In 2009 a magazine survey found that many women in their twenties wanted to stay at home baking while their husbands went out to work: ‘I’d love to be a captive wife.’
Jessica Mann’s thoughtful and emphatic book is a riposte to this, an overview of the Fifties, which she calls a polemic and a personal memoir, winding together fact and opinion with her own experience of being, first a teenager and then a young woman at that time. The result is a richly readable and persuasive piece of work. I found myself reverently ticking the notes I took (‘Yes! Yes!’) while being reminded of aspects of those days I had forgotten — or sublimated.
Mann is the daughter of German Jewish parents who came to this country in the early Thirties, and she was briefly evacuated (without them) to America at the start of the war — a child of the times in every sense. She went on to Cambridge, married an archeologist, had four children, as well as a distinguished career not just as a writer but also as a public figure, being a member of numerous quangos.
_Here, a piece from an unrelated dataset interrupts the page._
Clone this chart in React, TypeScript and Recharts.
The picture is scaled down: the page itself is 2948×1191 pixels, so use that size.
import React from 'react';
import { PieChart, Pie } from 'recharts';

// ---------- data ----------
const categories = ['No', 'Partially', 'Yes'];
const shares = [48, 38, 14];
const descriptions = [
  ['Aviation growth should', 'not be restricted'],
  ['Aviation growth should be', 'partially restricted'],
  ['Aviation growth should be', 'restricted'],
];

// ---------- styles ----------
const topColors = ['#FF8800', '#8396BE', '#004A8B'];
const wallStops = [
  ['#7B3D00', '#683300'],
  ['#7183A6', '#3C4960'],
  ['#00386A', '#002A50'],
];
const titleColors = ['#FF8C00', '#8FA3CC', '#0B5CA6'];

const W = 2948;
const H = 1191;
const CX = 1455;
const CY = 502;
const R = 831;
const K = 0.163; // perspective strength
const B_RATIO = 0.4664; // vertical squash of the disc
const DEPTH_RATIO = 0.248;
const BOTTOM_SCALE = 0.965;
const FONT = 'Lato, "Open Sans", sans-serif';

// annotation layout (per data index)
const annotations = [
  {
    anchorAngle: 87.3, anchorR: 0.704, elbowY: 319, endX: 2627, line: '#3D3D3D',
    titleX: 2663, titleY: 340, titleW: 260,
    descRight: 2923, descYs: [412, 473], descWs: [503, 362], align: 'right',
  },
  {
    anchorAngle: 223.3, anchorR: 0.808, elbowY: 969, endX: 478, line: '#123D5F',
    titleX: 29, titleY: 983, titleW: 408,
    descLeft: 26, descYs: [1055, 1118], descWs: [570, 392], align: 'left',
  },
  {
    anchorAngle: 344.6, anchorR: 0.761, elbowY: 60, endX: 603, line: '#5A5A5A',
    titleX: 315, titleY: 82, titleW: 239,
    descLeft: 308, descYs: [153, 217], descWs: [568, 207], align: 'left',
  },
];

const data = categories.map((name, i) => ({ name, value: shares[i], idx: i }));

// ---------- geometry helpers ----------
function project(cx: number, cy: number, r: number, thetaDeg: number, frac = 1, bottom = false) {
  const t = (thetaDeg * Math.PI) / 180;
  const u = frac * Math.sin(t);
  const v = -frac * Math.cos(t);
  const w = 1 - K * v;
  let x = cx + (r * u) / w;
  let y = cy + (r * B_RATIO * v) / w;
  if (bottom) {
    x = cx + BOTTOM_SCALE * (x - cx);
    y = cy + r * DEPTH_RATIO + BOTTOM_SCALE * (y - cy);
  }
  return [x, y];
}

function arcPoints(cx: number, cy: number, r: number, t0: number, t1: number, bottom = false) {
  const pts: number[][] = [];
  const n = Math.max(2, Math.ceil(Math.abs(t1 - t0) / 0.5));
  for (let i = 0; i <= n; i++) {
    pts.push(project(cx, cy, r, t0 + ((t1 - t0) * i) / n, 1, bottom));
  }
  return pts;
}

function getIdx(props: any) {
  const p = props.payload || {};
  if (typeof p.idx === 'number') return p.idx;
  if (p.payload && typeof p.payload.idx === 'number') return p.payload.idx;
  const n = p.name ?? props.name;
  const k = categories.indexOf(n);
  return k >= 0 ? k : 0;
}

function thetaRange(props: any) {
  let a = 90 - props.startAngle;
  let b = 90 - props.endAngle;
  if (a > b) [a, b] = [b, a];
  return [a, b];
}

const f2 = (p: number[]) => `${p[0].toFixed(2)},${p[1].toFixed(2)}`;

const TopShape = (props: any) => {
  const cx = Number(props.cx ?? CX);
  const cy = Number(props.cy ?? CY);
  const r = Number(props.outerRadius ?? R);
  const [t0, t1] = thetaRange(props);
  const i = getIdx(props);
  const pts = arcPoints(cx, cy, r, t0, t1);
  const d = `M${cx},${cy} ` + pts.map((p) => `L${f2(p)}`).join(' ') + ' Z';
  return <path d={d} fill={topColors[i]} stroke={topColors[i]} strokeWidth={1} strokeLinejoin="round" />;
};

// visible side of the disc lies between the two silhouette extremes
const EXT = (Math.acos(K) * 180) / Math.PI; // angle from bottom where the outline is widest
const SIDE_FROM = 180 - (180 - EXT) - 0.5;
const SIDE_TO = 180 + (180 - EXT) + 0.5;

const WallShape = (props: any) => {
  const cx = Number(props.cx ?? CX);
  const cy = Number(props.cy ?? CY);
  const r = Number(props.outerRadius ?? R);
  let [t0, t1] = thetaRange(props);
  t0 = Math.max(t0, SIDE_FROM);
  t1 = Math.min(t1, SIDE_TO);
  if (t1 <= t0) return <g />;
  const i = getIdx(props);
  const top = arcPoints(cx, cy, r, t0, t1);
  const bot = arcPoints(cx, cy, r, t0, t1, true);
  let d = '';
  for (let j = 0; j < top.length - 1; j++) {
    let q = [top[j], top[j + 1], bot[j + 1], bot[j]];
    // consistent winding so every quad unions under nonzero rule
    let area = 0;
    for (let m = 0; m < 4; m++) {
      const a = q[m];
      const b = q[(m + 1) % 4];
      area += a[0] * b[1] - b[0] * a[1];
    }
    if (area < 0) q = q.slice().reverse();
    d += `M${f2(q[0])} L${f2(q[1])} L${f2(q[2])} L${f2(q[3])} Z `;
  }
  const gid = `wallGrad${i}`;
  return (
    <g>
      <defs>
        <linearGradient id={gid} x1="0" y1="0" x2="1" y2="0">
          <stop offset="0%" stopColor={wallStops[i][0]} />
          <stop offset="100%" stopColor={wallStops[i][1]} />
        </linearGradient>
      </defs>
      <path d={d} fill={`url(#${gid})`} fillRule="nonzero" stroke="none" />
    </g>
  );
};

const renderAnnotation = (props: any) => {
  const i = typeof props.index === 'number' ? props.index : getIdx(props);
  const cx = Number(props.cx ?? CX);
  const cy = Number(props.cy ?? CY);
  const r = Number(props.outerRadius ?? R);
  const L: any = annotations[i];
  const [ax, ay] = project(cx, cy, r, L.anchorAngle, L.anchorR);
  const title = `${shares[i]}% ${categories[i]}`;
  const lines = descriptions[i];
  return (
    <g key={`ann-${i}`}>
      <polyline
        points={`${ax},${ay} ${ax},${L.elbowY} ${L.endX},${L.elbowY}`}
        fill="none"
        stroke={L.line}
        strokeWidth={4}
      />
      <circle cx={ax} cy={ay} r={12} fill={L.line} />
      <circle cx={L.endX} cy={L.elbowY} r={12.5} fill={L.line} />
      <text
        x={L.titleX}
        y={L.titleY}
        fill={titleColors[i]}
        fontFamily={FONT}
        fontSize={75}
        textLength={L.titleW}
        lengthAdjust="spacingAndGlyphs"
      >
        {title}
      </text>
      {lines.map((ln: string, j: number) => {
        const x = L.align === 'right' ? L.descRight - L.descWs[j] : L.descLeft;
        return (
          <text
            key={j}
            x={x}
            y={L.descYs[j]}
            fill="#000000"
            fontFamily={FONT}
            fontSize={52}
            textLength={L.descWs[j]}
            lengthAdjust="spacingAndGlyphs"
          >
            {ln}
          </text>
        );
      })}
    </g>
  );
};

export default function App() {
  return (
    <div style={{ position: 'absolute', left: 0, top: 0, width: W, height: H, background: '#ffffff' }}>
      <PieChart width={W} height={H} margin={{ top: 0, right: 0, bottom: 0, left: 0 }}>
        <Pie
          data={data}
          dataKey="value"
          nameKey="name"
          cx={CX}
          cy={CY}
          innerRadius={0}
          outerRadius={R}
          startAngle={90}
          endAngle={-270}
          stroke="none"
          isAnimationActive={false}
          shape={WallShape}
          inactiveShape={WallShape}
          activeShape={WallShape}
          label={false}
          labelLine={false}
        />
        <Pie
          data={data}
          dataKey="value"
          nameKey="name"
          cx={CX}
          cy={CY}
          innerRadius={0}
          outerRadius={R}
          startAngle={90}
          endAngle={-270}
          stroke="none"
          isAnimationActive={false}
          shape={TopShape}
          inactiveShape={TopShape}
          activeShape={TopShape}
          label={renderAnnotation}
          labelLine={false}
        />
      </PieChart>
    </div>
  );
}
So she is a woman who has successfully defied the obstacles that were in the way of all women half a century ago (and even subsequently). But her objective is to dispel any image of the Fifties as an appealing domestic utopia for women, and she has succeeded in hauling that often grimy era into the daylight, and pointing out the frustrations of many young wives like herself. The title is a bow to the feminist Betty Friedan’s The Feminine Mystique, which spoke out on problems which many women were afraid to admit.
Grimy. Oh dear me, yes — literally as well as metaphorically.